Человек музыкальный, Исаченко обладал прекрасной дикцией. Как и у многих других певцов, последнее обстоятельство помогало его хотя и светло звучавшему, но маленькому голосу прорезать даже относительно большую оркестровую массу. Не только в партии Ленского, но и в

<Стр. 642>

партии Рудольфа («Богема»), в которой его голос на первый взгляд должен был казаться абсолютно недостаточным как по требованию эмоциональности, так и для преодоления оркестровой нагрузки, Исаченко никогда не шокировал и не вызывал разговоров о том, что он поет «не свою партию». Нет. Так же, как обладатели несравненно более сильных лирических голосов А. М. Давыдов и Ф. Г. Орешкевич, дерзавшие выходить за пределы положенного им репертуара и успешно преодолевать трудные партии, так и Исаченко — правда, в границах только узколирического репертуара — выходил победителем из всех испытаний. Причина была все та же: полное понимание своих возможностей, большой такт и яркая дикция.

Голос Исаченко, красивый по своему основному тембру и мягкий по звучанию лирический тенор, находился у него в полном подчинении. При идеально чистой интонации всего голоса микст и фальцет были к тому же очень устойчивы и давали много ярких бликов его всегда музыкальной нюансировке. Недостатком его школы был слишком открытый, несколько «опрокинутый» характер его верхов, на которых у него все же случались срывы.

Для характерных партий Исаченко находил немало разнообразных тембров. Его Шуйский — Шуйский-лиса — был замечательным образцом разумного обращения с голосом. Это особенно бросалось в глаза при сравнении тембров Исаченко в Шуйском и Берендее: как будто та же манера особенно ласково высветлять звук. Но в Шуйском тембр был полон лести, а в Берендее благости.

Как актер Исаченко всегда был в высшей степени корректен, а в некоторых партиях (Ленский, Альфред, Шуйский, Берендей) и совсем хорош. С большим воодушевлением и юмором пел он партию сапожного подмастерья Давида («Мастера пения»).

Я мимоходом упомянул уже тенора-антрепренера Алексея Михайловича Каншина. В ТМД он был принят только на второй год, пел Парсифаля, Германа, Хозе и т. д., пел не без успеха, много над собой работал.
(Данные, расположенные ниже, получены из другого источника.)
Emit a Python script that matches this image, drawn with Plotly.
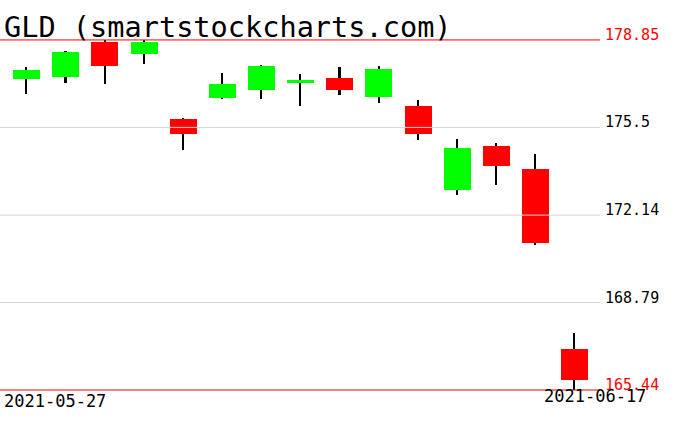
import plotly.graph_objects as go

dates = ["2021-05-27", "2021-05-28", "2021-06-01", "2021-06-02", "2021-06-03",
         "2021-06-04", "2021-06-07", "2021-06-08", "2021-06-09", "2021-06-10",
         "2021-06-11", "2021-06-14", "2021-06-15", "2021-06-16", "2021-06-17"]
opens  = [177.36, 177.43, 178.77, 178.33, 175.82, 176.63, 176.93, 177.21, 177.39, 176.67,
          176.32, 173.10, 174.79, 173.91, 167.01]
highs  = [177.83, 178.43, 178.85, 178.84, 175.86, 177.60, 177.89, 177.55, 177.83, 177.85,
          176.56, 175.06, 174.89, 174.48, 167.64]
lows   = [176.78, 177.21, 177.18, 177.94, 174.64, 176.59, 176.59, 176.33, 176.75, 176.45,
          175.02, 172.91, 173.31, 171.01, 165.44]
closes = [177.70, 178.39, 177.87, 178.77, 175.25, 177.16, 177.85, 177.32, 176.95, 177.74,
          175.24, 174.71, 174.03, 171.07, 165.83]
grid_levels = [175.5, 172.14, 168.79]
title_text = "GLD (smartstockcharts.com)"

hi = max(highs)
lo = min(lows)
idx = list(range(len(dates)))

fig = go.Figure()
# wicks (drawn first, as thin bars, so bodies cover them)
fig.add_trace(go.Bar(
    x=idx, base=lows, y=[h - l for h, l in zip(highs, lows)],
    marker=dict(color="black", line=dict(width=0)),
    width=0.04, showlegend=False, hoverinfo="skip"))
# bodies
fig.add_trace(go.Bar(
    x=idx,
    base=[min(o, c) for o, c in zip(opens, closes)],
    y=[abs(c - o) for o, c in zip(opens, closes)],
    marker=dict(color=["#00ff00" if c >= o else "#ff0000" for o, c in zip(opens, closes)],
                line=dict(width=0)),
    width=0.69, showlegend=False, hoverinfo="skip"))

shapes = []
annotations = []
mono = "DejaVu Sans Mono"
for g in grid_levels:
    shapes.append(dict(type="line", xref="paper", x0=0, x1=1, yref="y", y0=g, y1=g,
                       line=dict(color="#d3d3d3", width=1), layer="above"))
    annotations.append(dict(xref="paper", x=1, yref="y", y=g, text=f"{g:g}", showarrow=False,
                            xanchor="left", yanchor="middle", xshift=3, yshift=5,
                            font=dict(family=mono, size=15, color="black")))
for r in [hi, lo]:
    shapes.append(dict(type="line", xref="paper", x0=0, x1=1, yref="y", y0=r, y1=r,
                       line=dict(color="#ff0000", width=1), layer="above"))
    annotations.append(dict(xref="paper", x=1, yref="y", y=r, text=f"{r:.2f}", showarrow=False,
                            xanchor="left", yanchor="middle", xshift=3, yshift=5,
                            font=dict(family=mono, size=15, color="#ff0000")))

annotations.append(dict(xref="paper", x=0, yref="y", y=lo, text=dates[0], showarrow=False,
                        xanchor="left", yanchor="middle", xshift=2, yshift=-11,
                        font=dict(family=mono, size=17, color="black")))
annotations.append(dict(xref="paper", x=1, yref="y", y=lo, text=dates[-1], showarrow=False,
                        xanchor="right", yanchor="middle", xshift=48, yshift=-6,
                        font=dict(family=mono, size=17, color="black")))
annotations.append(dict(xref="paper", x=0, yref="paper", y=1, text=title_text, showarrow=False,
                        xanchor="left", yanchor="top", xshift=2, yshift=-8,
                        font=dict(family=mono, size=28.6, color="black")))

fig.update_layout(
    width=676, height=431,
    margin=dict(l=0, r=76, t=0, b=0),
    paper_bgcolor="white", plot_bgcolor="white",
    xaxis=dict(range=[-0.68, 14.65], visible=False, fixedrange=True),
    yaxis=dict(range=[163.87, 180.38], visible=False, fixedrange=True),
    shapes=shapes, annotations=annotations,
    barmode="overlay", bargap=0, showlegend=False,
)
fig.write_html("out.html", config={"displayModeBar": False},
               post_script="document.body.style.margin='0';")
Но в его пении не было свободы, легкости звуковедения, верхи звучали очень напряженно и нечисто. После Октябрьской революции он исчез из поля нашего зрения, а в середине тридцатых годов я услышал его по радио в качестве исполнителя басовой роли в опере «Сказание о граде Китеже» в миланском театре «Ла Скала». Его уже рекламировали

<Стр. 643>

как крупную величину. И действительно, пел он хорошо, дублируя популярнейших итальянских басов Пинцу и Пазеру. Только тут я понял причину его неудач в теноровых партиях: он был басом. Недаром у него была такая могучая середина и уже совсем непривычные для тенора мощные низы.

Такое же — и, пожалуй, более разительное — превращение можно было наблюдать у итальянского тенора Баррера. Пропев сезон басом (в Одессе), он на два года исчез и вернулся туда же тенором. Впрочем, у него в теноровый период и с верхами обстояло вполне благополучно.

Об этом я рассказываю в подтверждение двух положений. Во-первых, случающиеся ошибки в определении голоса не всегда следует считать результатами невежества педагогов и, во-вторых, формирование голоса иногда требует многих лет. Пожалуй, напрашивается третий вывод: опущение голосового диапазона проходит благополучнее его подъема: тенора из баритонов (Боначич, Войтенко и другие) пели всегда с напряжением.

Своеобразное явление представлял собой Иван Владимирович Иванцов. Учась у мало кому известного преподавателя пения Спасского, он три или четыре года пел басом, в 1912 году был принят в труппу ТМД в качестве баритона, а с начала тридцатых годов пел тенором.

Голос Иванцова, суховатый по тембру, лирический по характеру, довольно широкий по звуку, обладал полными двумя октавами, но был тускловат на середине. Сохраняя все типические черты итальянской школы пения, Иванцов развивался у нас на глазах медленно, но неуклонно.

Играя на рояле, умея примитивно дирижировать, Иванцов был музыкален, но небогат экспрессией. Темперамент его был как будто достаточный, но внешний и потому скучноватый.